Best practices and design patterns
- Batch data loading — Load data in batches that align with memory constraints and IO bandwidth. Large single inserts can be slower or risk timeouts; batching improves throughput and reliability.
- Incremental refresh workflows — When source data changes incrementally, implement a delta extraction strategy. Track the last refresh point and only process newer rows to minimize processing time.
- Idempotent operations — Design insert and update logic so rerunning a job yields the same result. Idempotence reduces the risk of duplicates or corruption during retries.
- Schema evolution — Plan for schema changes by versioning extracts or using flexible columns. Maintain backward compatibility wherever possible to avoid breaking dashboards.
- Observability — Build robust logging, metrics, and alerting into your Hyper API workflows. Visibility helps catch failures before they impact business users.
Performance considerations
Performance is a central advantage of the Tableau Hyper API, but it requires thoughtful configuration. Batch loading, parallel processing, and careful transaction boundaries contribute to faster refreshes. If you are targeting large datasets, consider tailoring the commit size and using bulk Inserter patterns rather than row‑by‑row inserts. For online dashboards, aim for extracts that are compact yet complete, balancing granularity with recall and speed. In many cases, incremental refreshes that process only changed data outperform full rebuilds on regular intervals.
Real‑world use cases
- ETL automation for Tableau dashboards — Use the Hyper API to extract data from a data warehouse, apply lightweight transformations, and push the result into a Hyper extract consumed by Tableau dashboards.
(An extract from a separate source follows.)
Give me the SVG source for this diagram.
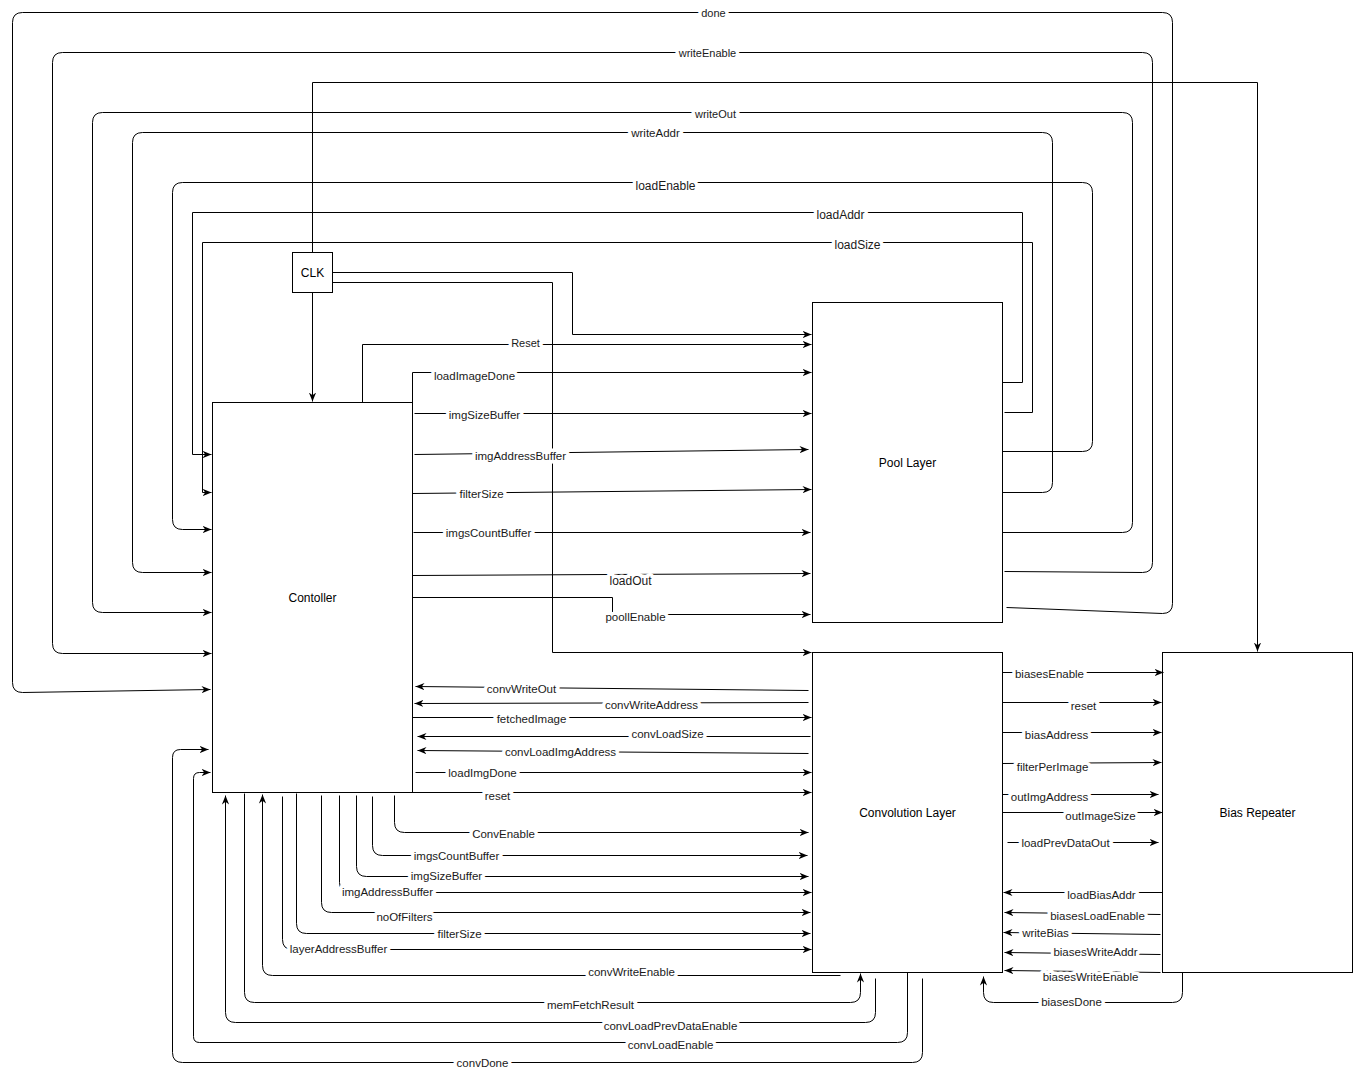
<svg xmlns="http://www.w3.org/2000/svg" width="1358" height="1076" viewBox="0 0 1358 1076">
<style>
.n{fill:#fff;stroke:#000;stroke-width:1}
.e{fill:none;stroke:#000;stroke-width:1}
.a{marker-end:url(#arr)}
.t{font-family:"Liberation Sans",Arial,sans-serif;font-size:12px;fill:#000;text-anchor:middle;dominant-baseline:central}
.l{font-family:"Liberation Sans",Arial,sans-serif;font-size:11.5px;fill:#1a1a1a;text-anchor:middle;dominant-baseline:central;paint-order:stroke;stroke:#fff;stroke-width:7px;stroke-linejoin:round}
.s{font-size:11px}
.b{font-size:12px}
</style>
<defs>
<marker id="arr" viewBox="0 0 10 10" refX="10" refY="5" markerWidth="9" markerHeight="9" markerUnits="userSpaceOnUse" orient="auto"><path d="M0,1 L10,5 L0,9 L3,5 Z" fill="#000"/></marker>
</defs>
<rect width="1358" height="1076" fill="#fff"/>
<g transform="translate(0.5,0.5)">
<g id="clk"><rect class="n" x="292" y="252" width="40" height="40"/><text class="t" x="312" y="272">CLK</text></g>
<g id="controller"><rect class="n" x="212" y="402" width="200" height="390"/><text class="t" x="312" y="597">Contoller</text></g>
<g id="pool"><rect class="n" x="812" y="302" width="190" height="320"/><text class="t" x="907" y="462">Pool Layer</text></g>
<g id="conv"><rect class="n" x="812" y="652" width="190" height="320"/><text class="t" x="907" y="812">Convolution Layer</text></g>
<g id="bias"><rect class="n" x="1162" y="652" width="190" height="320"/><text class="t" x="1257" y="812">Bias Repeater</text></g>
<g id="connectors">
<path class="e a" d="M1006,607 L1162,613 Q1172,613 1172,603 V22 Q1172,12 1162,12 H22 Q12,12 12,22 V682 Q12,692 22,692 L210,689"/>
<path class="e a" d="M1004,571 L1142,572 Q1152,572 1152,562 V62 Q1152,52 1142,52 H62 Q52,52 52,62 V643 Q52,653 62,653 H211"/>
<path class="e a" d="M1002,532 H1122 Q1132,532 1132,522 V122 Q1132,112 1122,112 H102 Q92,112 92,122 V602 Q92,612 102,612 H211"/>
<path class="e a" d="M1002,492 H1042 Q1052,492 1052,482 V142 Q1052,132 1042,132 H142 Q132,132 132,142 V562 Q132,572 142,572 H211"/>
<path class="e a" d="M1002,451 H1082 Q1092,451 1092,441 V192 Q1092,182 1082,182 H182 Q172,182 172,192 V519 Q172,529 182,529 H211"/>
<path class="e a" d="M1002,382 H1022 V212 H192 V454 H211"/>
<path class="e a" d="M1004,412 H1032 V242 H202 V492 H211"/>
<path class="e a" d="M312,252 V82 H1257 V651"/>
<path class="e a" d="M312,292 V401"/>
<path class="e a" d="M332,272 H572 V334 H811"/>
<path class="e a" d="M332,282 H552 V652 H811"/>
<path class="e a" d="M362,402 V344 H811"/>
<path class="e a" d="M412,402 V372 H811"/>
<path class="e a" d="M414,413 H811"/>
<path class="e a" d="M414,454 L808,449"/>
<path class="e a" d="M412,493 L811,489"/>
<path class="e a" d="M413,532 H810"/>
<path class="e a" d="M412,575 L810,573"/>
<path class="e a" d="M412,597 H612 V614 H810"/>
<path class="e a" d="M808,690 L415,686"/>
<path class="e a" d="M808,702 L414,703"/>
<path class="e a" d="M412,717 H811"/>
<path class="e a" d="M810,736 H417"/>
<path class="e a" d="M808,753 L417,750"/>
<path class="e a" d="M415,772 H811"/>
<path class="e a" d="M412,792 H811"/>
<path class="e a" d="M394,795 V822 Q394,832 404,832 H808"/>
<path class="e a" d="M372,796 V845 Q372,855 382,855 H807"/>
<path class="e a" d="M356,795 V866 Q356,876 366,876 H808"/>
<path class="e a" d="M339,795 V882 Q339,892 349,892 H811"/>
<path class="e a" d="M321,795 V902 Q321,912 331,912 H810"/>
<path class="e a" d="M296,793 V923 Q296,933 306,933 H810"/>
<path class="e a" d="M282,796 V939 Q282,949 292,949 H811"/>
<path class="e a" d="M840,975 H272 Q262,975 262,965 V794"/>
<path class="e a" d="M244,793 V992 Q244,1002 254,1002 H850 Q860,1002 860,992 V973"/>
<path class="e a" d="M875,978 V1012 Q875,1022 865,1022 H235 Q225,1022 225,1012 V795"/>
<path class="e a" d="M907,972 V1032 Q907,1042 897,1042 H199 Q193,1042 193,1036 V778 Q193,772 199,772 H210"/>
<path class="e a" d="M922,978 V1052 Q922,1062 912,1062 H182 Q172,1062 172,1052 V757 Q172,749 180,749 H208"/>
<path class="e a" d="M1002,672 H1163"/>
<path class="e a" d="M1002,702 H1161"/>
<path class="e a" d="M1002,732 H1161"/>
<path class="e a" d="M1002,763 L1161,762"/>
<path class="e a" d="M1002,794 H1158"/>
<path class="e a" d="M1002,812 H1162"/>
<path class="e a" d="M1007,842 H1158"/>
<path class="e a" d="M1162,892 H1003"/>
<path class="e a" d="M1160,914 L1004,912"/>
<path class="e a" d="M1160,934 L1003,932"/>
<path class="e a" d="M1160,954 L1004,952"/>
<path class="e a" d="M1160,972 L1004,970"/>
<path class="e a" d="M1182,972 V992 Q1182,1002 1172,1002 H993 Q983,1002 983,992 V976"/>
<text class="l s" x="713" y="12">done</text>
<text class="l s" x="707" y="52">writeEnable</text>
<text class="l s" x="715" y="113">writeOut</text>
<text class="l" x="655" y="132">writeAddr</text>
<text class="l b" x="665" y="185">loadEnable</text>
<text class="l b" x="840" y="214">loadAddr</text>
<text class="l b" x="857" y="244">loadSize</text>
<text class="l s" x="525" y="342">Reset</text>
<text class="l" x="474" y="375">loadImageDone</text>
<text class="l" x="484" y="414">imgSizeBuffer</text>
<text class="l" x="520" y="455">imgAddressBuffer</text>
<text class="l" x="481" y="493">filterSize</text>
<text class="l" x="488" y="532">imgsCountBuffer</text>
<text class="l b" x="630" y="580">loadOut</text>
<text class="l" x="635" y="616">poollEnable</text>
<text class="l" x="521" y="688">convWriteOut</text>
<text class="l" x="651" y="704">convWriteAddress</text>
<text class="l" x="531" y="718">fetchedImage</text>
<text class="l" x="667" y="733">convLoadSize</text>
<text class="l" x="560" y="751">convLoadImgAddress</text>
<text class="l" x="482" y="772">loadImgDone</text>
<text class="l" x="497" y="795">reset</text>
<text class="l" x="503" y="833">ConvEnable</text>
<text class="l" x="456" y="855">imgsCountBuffer</text>
<text class="l" x="446" y="875">imgSizeBuffer</text>
<text class="l" x="387" y="891">imgAddressBuffer</text>
<text class="l" x="404" y="916">noOfFilters</text>
<text class="l" x="459" y="933">filterSize</text>
<text class="l" x="338" y="948">layerAddressBuffer</text>
<text class="l" x="631" y="971">convWriteEnable</text>
<text class="l" x="590" y="1004">memFetchResult</text>
<text class="l" x="670" y="1025">convLoadPrevDataEnable</text>
<text class="l" x="670" y="1044">convLoadEnable</text>
<text class="l" x="482" y="1062">convDone</text>
<text class="l" x="1049" y="673">biasesEnable</text>
<text class="l" x="1083" y="705">reset</text>
<text class="l" x="1056" y="734">biasAddress</text>
<text class="l" x="1052" y="766">filterPerImage</text>
<text class="l" x="1049" y="796">outImgAddress</text>
<text class="l" x="1100" y="815">outImageSize</text>
<text class="l" x="1065" y="842">loadPrevDataOut</text>
<text class="l" x="1101" y="894">loadBiasAddr</text>
<text class="l" x="1097" y="915">biasesLoadEnable</text>
<text class="l" x="1045" y="932">writeBias</text>
<text class="l" x="1095" y="951">biasesWriteAddr</text>
<text class="l" x="1090" y="976">biasesWriteEnable</text>
<text class="l" x="1071" y="1001">biasesDone</text>
</g>
</g>
</svg>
This reduces dependency on manual data prep and speeds up delivery.
- Incremental refresh for large datasets — For datasets that grow daily, incremental updates with the Hyper API save time and resources by refreshing only new or modified rows rather than rebuilding the entire extract.
- Data quality and validation — Implement validation steps during extract creation to catch anomalies before they reach Tableau views. The Hyper API makes it practical to embed checks and report back on data health.
Troubleshooting and practical tips
When working with the Tableau Hyper API, start with clear error messages and reproduce issues in a development environment. Common challenges include mismatched data types, missing columns, or permission issues when writing to the target file. Validate your schema against the source data, confirm the correct create_mode for new extracts, and verify that the target directory is writable. If a refresh fails, inspect the transaction boundaries and any partial writes to understand where the pipeline diverged from the expected state.
Conclusion
The Tableau Hyper API is a powerful ally for teams that want to automate, optimize, and scale their data workflows. By enabling direct creation and modification of Hyper extracts, it lowers the friction between data engineering and analytics. With thoughtful design patterns—batch loading, incremental refresh, and solid observability—you can deliver reliable extracts that feed fast, accurate Tableau dashboards. As your data landscape evolves, the Hyper API provides the flexibility to adapt without sacrificing performance or governance.